The Discussion Paper reviews various possibilities for adapting existing categories of heritable right so that they might be used to protect rights to conveyance of land: namely, standard securities; real burdens; floating charges (so as to allow individuals to grant personal charges over heritage); and inhibition. The commission suggests reasons for rejecting all of them.
Instead, the commission’s favoured reform is legislation to allow a land-owner to execute a new form of advance notice, comparable to that introduced by section 59 of the Land Registration etc. (Scotland) Act 2012 (in place of the former practice of agents granting letters of obligation) with which all conveyancers are familiar. As part of an option agreement, B would apply for registration of a notice summarising what had been agreed. The central effect would be to give priority to any grant which may come to be made in implement of the option, over an adverse deed granted after registration of the notice.
Responses to that proposal are sought, as they are to the consequent questions. What should such a notice be called? What should it say? Should it protect only A, as opposed to third parties contracting with him? Should the notice be entered on the title sheet, and if so in which section? What should be done where it relates to a Sasine title? Should it have effect for only a given period of time, and if so for how long? Should it be possible to extend that period? What voluntary and involuntary adverse grants or deeds should a notice affect?
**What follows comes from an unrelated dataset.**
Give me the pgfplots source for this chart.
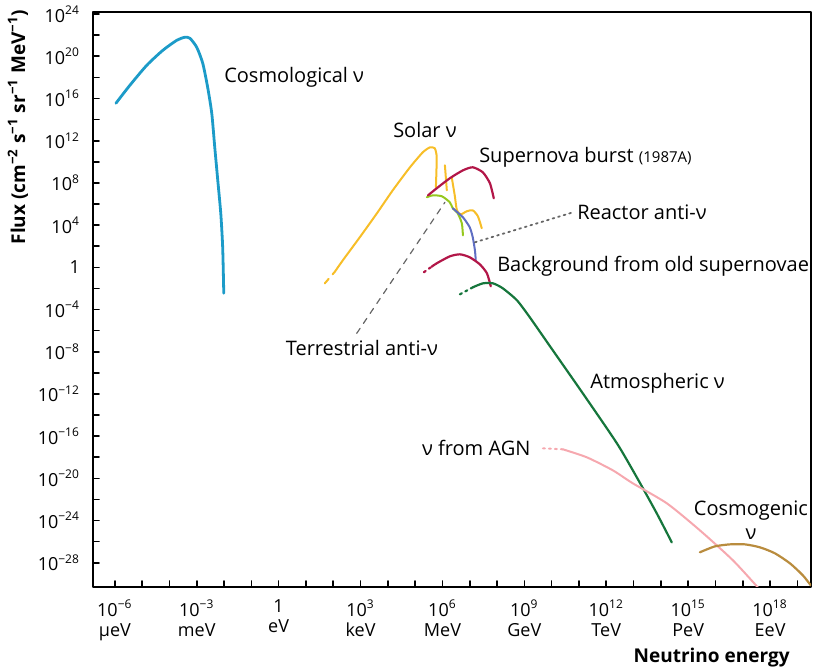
\documentclass[border=0pt]{standalone}
\usepackage{pgfplots}
\pgfplotsset{compat=1.18}
\usepackage{fontspec}
\setmainfont{Open Sans}

% Energies and fluxes are stored as base-10 exponents:
% x = log10(E / eV), y = log10(flux / (cm^-2 s^-1 sr^-1 MeV^-1))
\definecolor{cosmo}{RGB}{28,155,200}
\definecolor{solar}{RGB}{247,190,40}
\definecolor{snred}{RGB}{178,22,72}
\definecolor{terr}{RGB}{150,200,30}
\definecolor{reactor}{RGB}{95,110,195}
\definecolor{atmo}{RGB}{22,118,60}
\definecolor{agn}{RGB}{246,168,175}
\definecolor{cosmogen}{RGB}{185,140,62}

\begin{document}
\begin{tikzpicture}
\begin{axis}[
  scale only axis,
  width=359pt, height=287.5pt,
  xmin=-6.8, xmax=19.5,
  ymin=-30.3, ymax=24.2,
  axis line style={line width=0.9pt},
  tick style={black, line width=0.8pt},
  major tick length=3pt, minor tick length=3pt,
  tick align=inside,
  xtick pos=bottom, ytick pos=left,
  xtick={-6,-3,...,18},
  minor xtick={-5,-4,-2,-1,1,2,4,5,7,8,10,11,13,14,16,17,19},
  xticklabels={
    10\textsuperscript{−6}\\µeV, 10\textsuperscript{−3}\\meV, 1\\eV,
    10\textsuperscript{3}\\keV, 10\textsuperscript{6}\\MeV, 10\textsuperscript{9}\\GeV,
    10\textsuperscript{12}\\TeV, 10\textsuperscript{15}\\PeV, 10\textsuperscript{18}\\EeV},
  xticklabel style={align=center, font=\fontsize{9}{10}\selectfont, yshift=-3pt},
  ytick={-28,-24,...,24},
  minor ytick={-26,-22,...,22},
  yticklabels={
    10\textsuperscript{−28}, 10\textsuperscript{−24}, 10\textsuperscript{−20},
    10\textsuperscript{−16}, 10\textsuperscript{−12}, 10\textsuperscript{−8},
    10\textsuperscript{−4}, 1, 10\textsuperscript{4}, 10\textsuperscript{8},
    10\textsuperscript{12}, 10\textsuperscript{16}, 10\textsuperscript{20},
    10\textsuperscript{24}},
  yticklabel style={font=\fontsize{9}{10}\selectfont, xshift=-3pt},
  xlabel={Neutrino energy},
  xlabel style={at={(rel axis cs:0.98,0)}, anchor=north east, yshift=-27pt,
    font=\fontsize{9.5}{11}\selectfont\bfseries},
  ylabel={Flux (cm\textsuperscript{−2} s\textsuperscript{−1} sr\textsuperscript{−1} MeV\textsuperscript{−1})},
  ylabel style={at={(ticklabel cs:0.80)}, font=\fontsize{9.5}{11}\selectfont\bfseries, yshift=-2pt},
  line join=round, line cap=round,
]

% Cosmological neutrinos
\addplot[cosmo, line width=1.4pt, smooth, tension=0.4] coordinates {
  (-5.96,15.55) (-5.45,17.25) (-4.83,19.15) (-4.24,20.57) (-3.73,21.52)
  (-3.44,21.80) (-3.25,21.71) (-3.00,20.85) (-2.78,19.34) (-2.60,17.06)
  (-2.45,14.60) (-2.34,11.37) (-2.23,8.25) (-2.12,5.12) (-2.05,1.90) (-2.01,-2.46)};

% Solar neutrinos
\addplot[solar, line width=1pt, dashed] coordinates {(1.69,-1.52) (2.05,-0.45)};
\addplot[solar, line width=1pt, smooth, tension=0.35] coordinates {
  (2.05,-0.45) (2.35,0.66) (2.97,2.84) (3.60,5.12) (4.18,7.30) (4.81,9.48)
  (5.28,10.90) (5.54,11.37) (5.72,11.28) (5.79,10.43) (5.76,7.58)};
\addplot[solar, line width=1pt] coordinates {(6.09,9.67) (6.16,7.30)};
\addplot[solar, line width=1pt, smooth, tension=0.4] coordinates {
  (6.34,8.53) (6.45,6.82) (6.53,5.40) (6.67,5.02) (6.89,5.31) (7.11,5.40)
  (7.30,4.83) (7.44,3.70)};

% Terrestrial anti-neutrinos
\addplot[terr, line width=1pt, smooth, tension=0.4] coordinates {
  (5.43,6.64) (5.65,6.82) (5.98,6.73) (6.27,6.16) (6.38,5.59) (6.56,5.12)
  (6.71,4.17) (6.75,3.03)};

% Reactor anti-neutrinos
\addplot[reactor, line width=1pt, smooth, tension=0.4] coordinates {
  (6.38,5.59) (6.75,4.74) (7.00,3.79) (7.11,2.84) (7.19,1.61) (7.22,0.66)};

% Supernova burst (1987A)
\addplot[snred, line width=1.1pt, smooth, tension=0.4] coordinates {
  (5.47,6.82) (5.79,7.49) (6.27,8.44) (6.75,9.19) (7.11,9.48) (7.48,9.00)
  (7.74,7.96) (7.88,6.54)};

% Background from old supernovae
\addplot[snred, line width=1.1pt, dotted] coordinates {(5.32,-0.47) (5.60,0.05)};
\addplot[snred, line width=1.1pt, smooth, tension=0.4] coordinates {
  (5.60,0.05) (5.79,0.38) (6.27,1.04) (6.64,1.23) (7.00,0.95) (7.37,0.28)
  (7.63,-0.57) (7.77,-1.80)};

% Atmospheric neutrinos
\addplot[atmo, line width=1.1pt, dotted] coordinates {(6.64,-2.56) (7.11,-1.90)};
\addplot[atmo, line width=1.1pt, smooth, tension=0.4] coordinates {
  (7.11,-1.90) (7.48,-1.52) (7.85,-1.52) (8.21,-1.99) (8.73,-3.13) (9.20,-4.74)
  (9.93,-7.45) (11.14,-11.94) (12.39,-16.68) (13.12,-19.91) (13.85,-23.32)
  (14.40,-26.07)};

% Neutrinos from AGN
\addplot[agn, line width=1pt, dotted] coordinates {(9.68,-17.16) (10.41,-17.25)};
\addplot[agn, line width=1pt, smooth, tension=0.4] coordinates {
  (10.41,-17.25) (11.29,-18.01) (12.24,-19.24) (12.97,-20.47) (14.22,-22.37)
  (15.43,-24.93) (16.64,-27.77) (17.55,-30.33)};

% Cosmogenic neutrinos
\addplot[cosmogen, line width=1.1pt, smooth, tension=0.4] coordinates {
  (15.43,-27.01) (15.98,-26.45) (16.53,-26.26) (17.08,-26.26) (17.63,-26.54)
  (18.18,-27.11) (18.73,-28.06) (19.20,-29.19) (19.49,-30.14)};

% Leader lines for labels
\addplot[black!60, line width=0.6pt, dashed] coordinates {(2.86,-6.26) (6.09,6.16)};
\addplot[black!60, line width=0.9pt, dotted] coordinates {(7.19,2.37) (10.78,5.21)};

% Curve labels
\begin{scope}[every node/.style={font=\fontsize{10}{12}\selectfont, inner sep=1pt}]
\node[anchor=west] at (axis cs:-2.08,18.0) {Cosmological ν};
\node at (axis cs:5.36,13.0) {Solar ν};
\node[anchor=west] at (axis cs:7.26,10.43) {Supernova burst {\fontsize{7.5}{8}\selectfont (1987A)}};
\node[anchor=west] at (axis cs:10.85,5.21) {Reactor anti-ν};
\node[anchor=west, overlay] at (axis cs:7.92,0.09) {Background from old supernovae};
\node at (axis cs:3.05,-7.68) {Terrestrial anti-ν};
\node[anchor=west] at (axis cs:11.33,-11.0) {Atmospheric ν};
\node[anchor=east] at (axis cs:9.31,-17.16) {ν from AGN};
\node[align=center] at (axis cs:17.3,-24.0) {Cosmogenic\\ν};
\end{scope}
\end{axis}
\pgfresetboundingbox
\path[use as bounding box]
  ([xshift=-46.5pt, yshift=-40.5pt]current axis.south west)
  rectangle ([xshift=1pt, yshift=6pt]current axis.north east);
\end{tikzpicture}
\end{document}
Should the benefit of the notice be assignable or carried by assignation of the option? What conditions should be necessary or sufficient for a notice to be discharged? Where a tenant has an option to purchase in terms of his lease, should he be entitled to have such a notice registered, or could that act as an unfortunate brake on sales of landlords’ interests?
Responses are sought by 29 September. The state employs the skilled men and women of the commission to recommend how our laws might be made better. The unstated, underlying assumption is that our legislature may consider that their recommended reforms of private law in general, or commercial property law in particular, merit its attention.